**The request:**
Provide the number of lines where the word "chart" occurs, and no other text.

**Exercise data:**
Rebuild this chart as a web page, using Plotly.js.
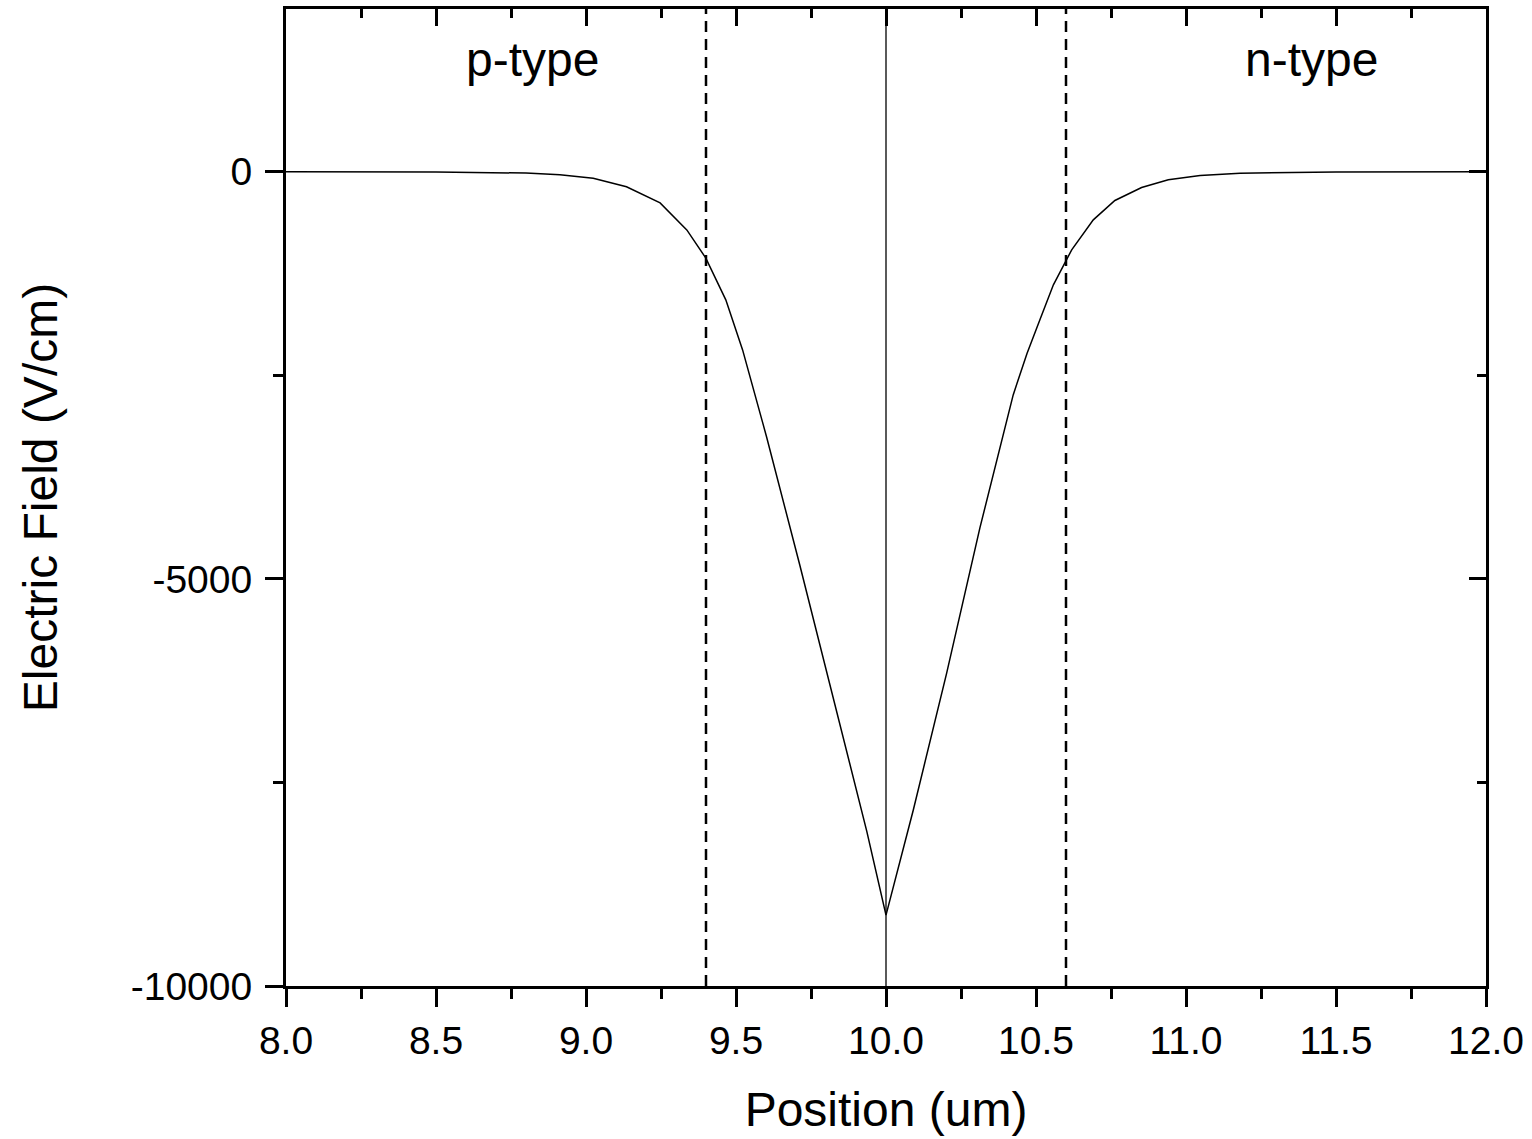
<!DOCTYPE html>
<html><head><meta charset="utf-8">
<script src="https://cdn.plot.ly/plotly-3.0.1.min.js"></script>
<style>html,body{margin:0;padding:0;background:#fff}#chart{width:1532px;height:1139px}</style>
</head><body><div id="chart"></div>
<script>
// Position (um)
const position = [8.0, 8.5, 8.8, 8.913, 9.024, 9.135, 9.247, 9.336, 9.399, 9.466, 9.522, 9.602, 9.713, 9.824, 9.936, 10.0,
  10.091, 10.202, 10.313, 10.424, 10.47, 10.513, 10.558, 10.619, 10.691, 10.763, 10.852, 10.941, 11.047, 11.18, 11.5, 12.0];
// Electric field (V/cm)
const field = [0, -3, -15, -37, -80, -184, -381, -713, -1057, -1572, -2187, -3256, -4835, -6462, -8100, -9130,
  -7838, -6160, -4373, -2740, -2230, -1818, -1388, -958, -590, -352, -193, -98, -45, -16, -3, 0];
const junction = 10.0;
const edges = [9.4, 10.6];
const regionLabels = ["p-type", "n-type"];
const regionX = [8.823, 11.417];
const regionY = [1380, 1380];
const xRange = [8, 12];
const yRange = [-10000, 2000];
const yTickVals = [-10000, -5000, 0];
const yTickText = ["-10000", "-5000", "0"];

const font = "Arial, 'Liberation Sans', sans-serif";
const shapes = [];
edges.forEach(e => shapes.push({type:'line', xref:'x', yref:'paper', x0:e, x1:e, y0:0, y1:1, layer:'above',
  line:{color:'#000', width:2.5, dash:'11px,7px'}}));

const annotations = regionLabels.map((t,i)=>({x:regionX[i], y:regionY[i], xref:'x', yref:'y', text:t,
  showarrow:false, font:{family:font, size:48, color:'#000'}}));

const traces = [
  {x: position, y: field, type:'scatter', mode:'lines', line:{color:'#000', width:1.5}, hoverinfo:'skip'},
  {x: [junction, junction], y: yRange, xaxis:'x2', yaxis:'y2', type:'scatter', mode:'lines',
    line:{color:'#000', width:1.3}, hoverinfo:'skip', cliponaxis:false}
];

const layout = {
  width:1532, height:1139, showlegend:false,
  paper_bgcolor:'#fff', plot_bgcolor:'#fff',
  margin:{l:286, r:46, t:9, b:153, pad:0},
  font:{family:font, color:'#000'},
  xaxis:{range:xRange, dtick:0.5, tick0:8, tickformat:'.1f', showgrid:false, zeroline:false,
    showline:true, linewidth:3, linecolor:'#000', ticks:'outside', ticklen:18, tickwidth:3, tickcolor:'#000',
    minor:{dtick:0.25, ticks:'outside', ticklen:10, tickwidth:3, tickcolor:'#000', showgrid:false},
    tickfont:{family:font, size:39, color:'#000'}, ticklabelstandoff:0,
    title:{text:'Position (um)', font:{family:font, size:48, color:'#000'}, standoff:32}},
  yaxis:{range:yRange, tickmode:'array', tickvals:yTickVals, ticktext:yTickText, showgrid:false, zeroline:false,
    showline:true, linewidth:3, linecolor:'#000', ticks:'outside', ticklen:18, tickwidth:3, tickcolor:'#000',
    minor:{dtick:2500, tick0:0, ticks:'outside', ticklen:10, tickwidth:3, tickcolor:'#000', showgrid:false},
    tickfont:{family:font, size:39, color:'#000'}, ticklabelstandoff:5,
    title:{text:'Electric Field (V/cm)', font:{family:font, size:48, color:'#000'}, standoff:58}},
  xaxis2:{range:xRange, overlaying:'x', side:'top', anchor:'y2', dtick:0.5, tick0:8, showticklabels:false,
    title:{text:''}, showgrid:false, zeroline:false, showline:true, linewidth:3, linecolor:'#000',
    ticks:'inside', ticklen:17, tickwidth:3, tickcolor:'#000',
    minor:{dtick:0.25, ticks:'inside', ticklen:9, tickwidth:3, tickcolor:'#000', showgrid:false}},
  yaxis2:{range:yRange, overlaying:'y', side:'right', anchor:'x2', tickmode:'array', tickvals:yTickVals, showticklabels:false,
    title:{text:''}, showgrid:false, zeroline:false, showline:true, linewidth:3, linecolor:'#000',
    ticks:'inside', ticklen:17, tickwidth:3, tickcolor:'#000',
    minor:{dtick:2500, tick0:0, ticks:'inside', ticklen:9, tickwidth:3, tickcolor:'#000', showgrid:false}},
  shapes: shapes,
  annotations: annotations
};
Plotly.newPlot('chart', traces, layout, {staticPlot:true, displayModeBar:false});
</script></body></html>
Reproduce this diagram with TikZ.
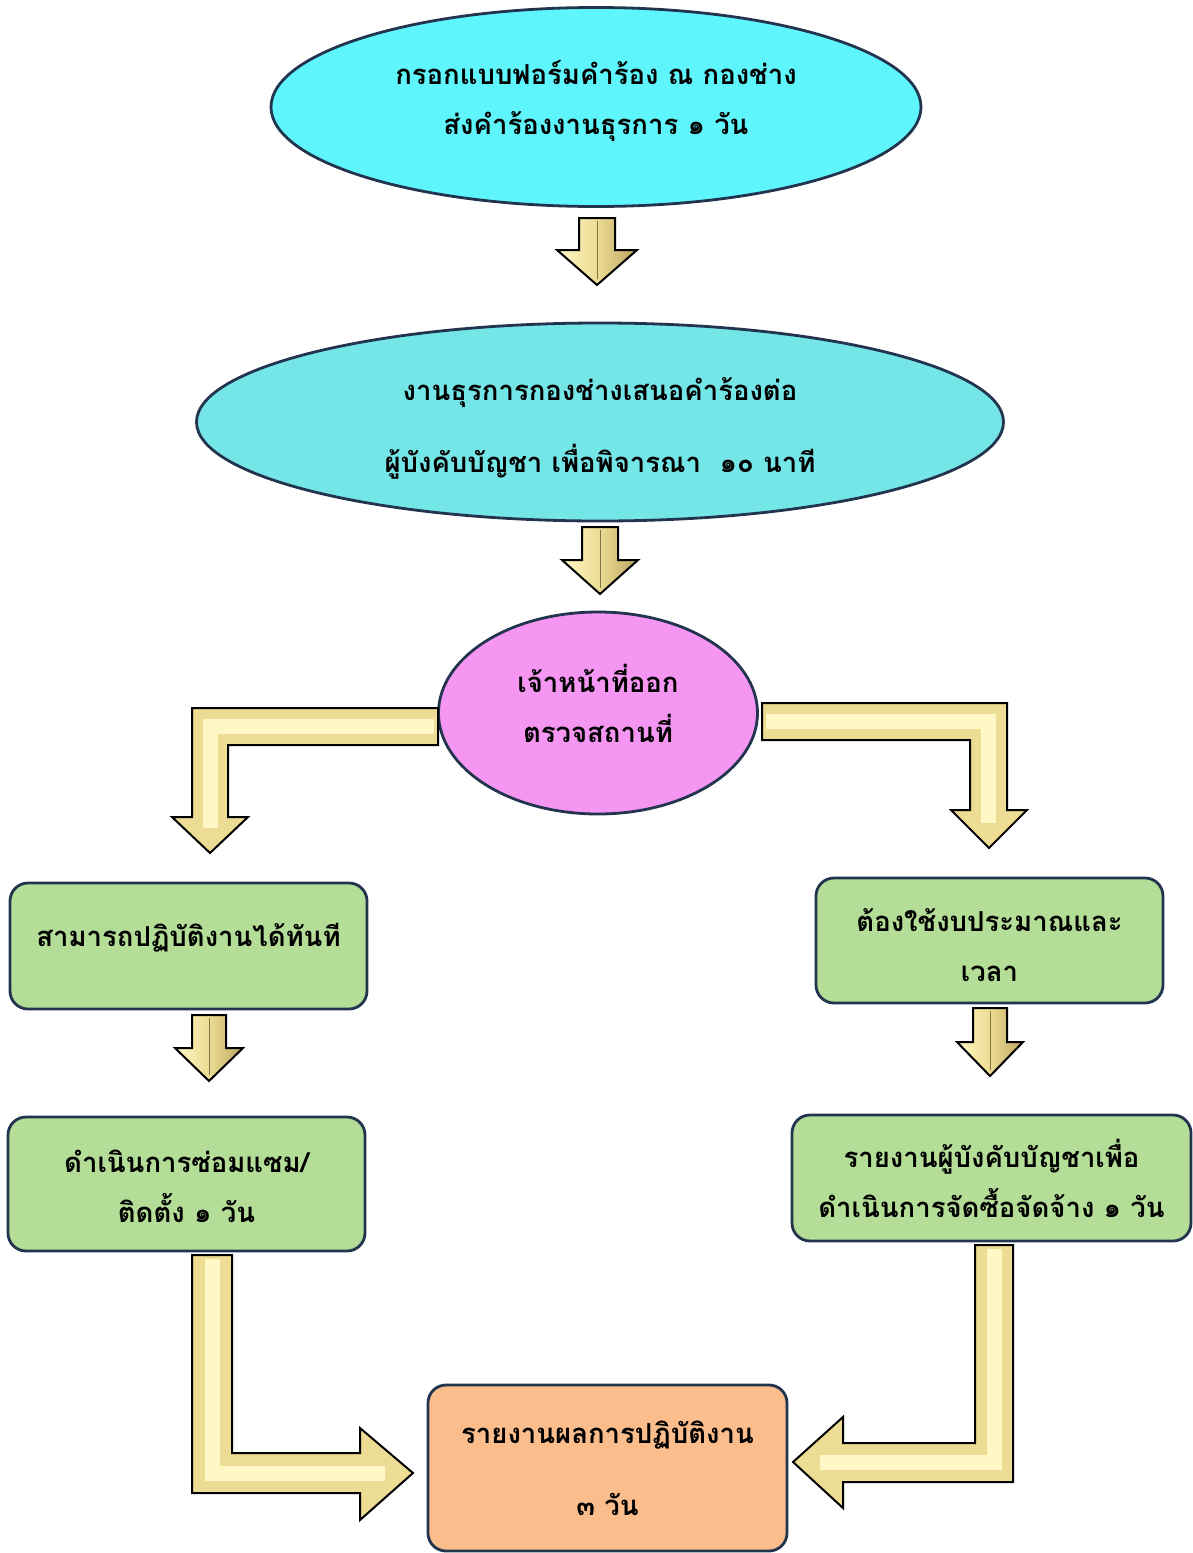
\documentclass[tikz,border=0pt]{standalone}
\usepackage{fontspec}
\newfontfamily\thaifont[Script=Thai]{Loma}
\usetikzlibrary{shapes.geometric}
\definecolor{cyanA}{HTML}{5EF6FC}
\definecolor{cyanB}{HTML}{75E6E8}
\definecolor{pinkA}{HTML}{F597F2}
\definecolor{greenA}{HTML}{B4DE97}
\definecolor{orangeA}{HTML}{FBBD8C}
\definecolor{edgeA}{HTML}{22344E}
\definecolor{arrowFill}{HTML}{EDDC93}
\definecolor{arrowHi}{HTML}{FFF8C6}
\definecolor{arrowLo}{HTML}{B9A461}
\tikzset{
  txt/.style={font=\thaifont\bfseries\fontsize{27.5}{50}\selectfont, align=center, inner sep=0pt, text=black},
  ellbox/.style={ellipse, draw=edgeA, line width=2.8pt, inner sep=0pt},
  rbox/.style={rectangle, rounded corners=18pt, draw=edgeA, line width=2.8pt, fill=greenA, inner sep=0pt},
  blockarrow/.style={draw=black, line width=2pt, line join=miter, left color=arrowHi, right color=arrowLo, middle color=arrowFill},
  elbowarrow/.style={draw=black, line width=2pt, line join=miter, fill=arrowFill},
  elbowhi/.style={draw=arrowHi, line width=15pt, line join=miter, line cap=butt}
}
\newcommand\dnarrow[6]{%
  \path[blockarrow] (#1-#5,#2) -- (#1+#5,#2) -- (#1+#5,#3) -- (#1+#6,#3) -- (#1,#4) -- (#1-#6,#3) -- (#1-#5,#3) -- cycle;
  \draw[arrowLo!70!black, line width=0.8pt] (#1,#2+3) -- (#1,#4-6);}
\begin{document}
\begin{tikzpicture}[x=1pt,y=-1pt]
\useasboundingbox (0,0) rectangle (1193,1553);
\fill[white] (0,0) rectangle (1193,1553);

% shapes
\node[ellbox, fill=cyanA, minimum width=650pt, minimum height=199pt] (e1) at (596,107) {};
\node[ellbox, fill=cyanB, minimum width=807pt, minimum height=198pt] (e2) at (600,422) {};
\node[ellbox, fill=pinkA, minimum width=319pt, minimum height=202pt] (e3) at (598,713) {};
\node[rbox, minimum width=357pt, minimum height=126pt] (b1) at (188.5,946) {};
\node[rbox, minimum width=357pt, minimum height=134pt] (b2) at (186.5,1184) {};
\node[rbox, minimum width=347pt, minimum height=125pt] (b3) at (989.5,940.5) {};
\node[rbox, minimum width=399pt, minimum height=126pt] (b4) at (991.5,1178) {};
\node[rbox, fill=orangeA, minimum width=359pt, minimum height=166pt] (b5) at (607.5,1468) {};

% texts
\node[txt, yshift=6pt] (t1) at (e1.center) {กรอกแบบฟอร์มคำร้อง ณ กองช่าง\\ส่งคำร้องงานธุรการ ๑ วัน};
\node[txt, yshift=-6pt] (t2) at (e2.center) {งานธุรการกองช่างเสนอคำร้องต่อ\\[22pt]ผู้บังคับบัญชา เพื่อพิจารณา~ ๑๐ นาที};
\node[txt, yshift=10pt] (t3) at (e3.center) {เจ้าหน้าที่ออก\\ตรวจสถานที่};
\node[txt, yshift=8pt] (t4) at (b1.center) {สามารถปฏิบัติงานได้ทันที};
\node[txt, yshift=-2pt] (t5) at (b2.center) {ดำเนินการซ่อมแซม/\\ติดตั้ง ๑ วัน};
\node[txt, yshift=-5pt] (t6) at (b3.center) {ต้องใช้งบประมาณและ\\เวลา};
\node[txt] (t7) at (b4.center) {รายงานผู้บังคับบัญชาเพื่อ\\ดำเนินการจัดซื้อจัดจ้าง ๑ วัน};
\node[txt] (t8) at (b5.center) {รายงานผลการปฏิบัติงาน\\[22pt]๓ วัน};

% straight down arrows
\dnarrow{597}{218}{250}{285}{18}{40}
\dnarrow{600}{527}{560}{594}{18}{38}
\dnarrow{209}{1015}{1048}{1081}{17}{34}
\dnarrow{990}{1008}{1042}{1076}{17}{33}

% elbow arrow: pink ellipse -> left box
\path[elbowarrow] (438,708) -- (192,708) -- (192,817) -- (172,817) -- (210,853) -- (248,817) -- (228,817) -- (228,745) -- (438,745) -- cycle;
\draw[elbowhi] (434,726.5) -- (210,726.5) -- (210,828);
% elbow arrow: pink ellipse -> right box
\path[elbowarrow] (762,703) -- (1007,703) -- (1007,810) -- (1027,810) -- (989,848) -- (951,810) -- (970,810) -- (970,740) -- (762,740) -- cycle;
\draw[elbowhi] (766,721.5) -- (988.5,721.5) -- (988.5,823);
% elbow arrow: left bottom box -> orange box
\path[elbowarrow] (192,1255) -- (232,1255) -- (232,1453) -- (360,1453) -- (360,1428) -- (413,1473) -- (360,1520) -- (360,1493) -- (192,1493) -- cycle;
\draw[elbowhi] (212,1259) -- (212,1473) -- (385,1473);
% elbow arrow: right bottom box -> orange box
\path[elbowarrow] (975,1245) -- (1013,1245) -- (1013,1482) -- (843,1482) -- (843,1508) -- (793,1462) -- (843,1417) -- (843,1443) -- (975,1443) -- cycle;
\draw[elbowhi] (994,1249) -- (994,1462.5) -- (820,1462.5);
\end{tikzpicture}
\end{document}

**Full answer:**
4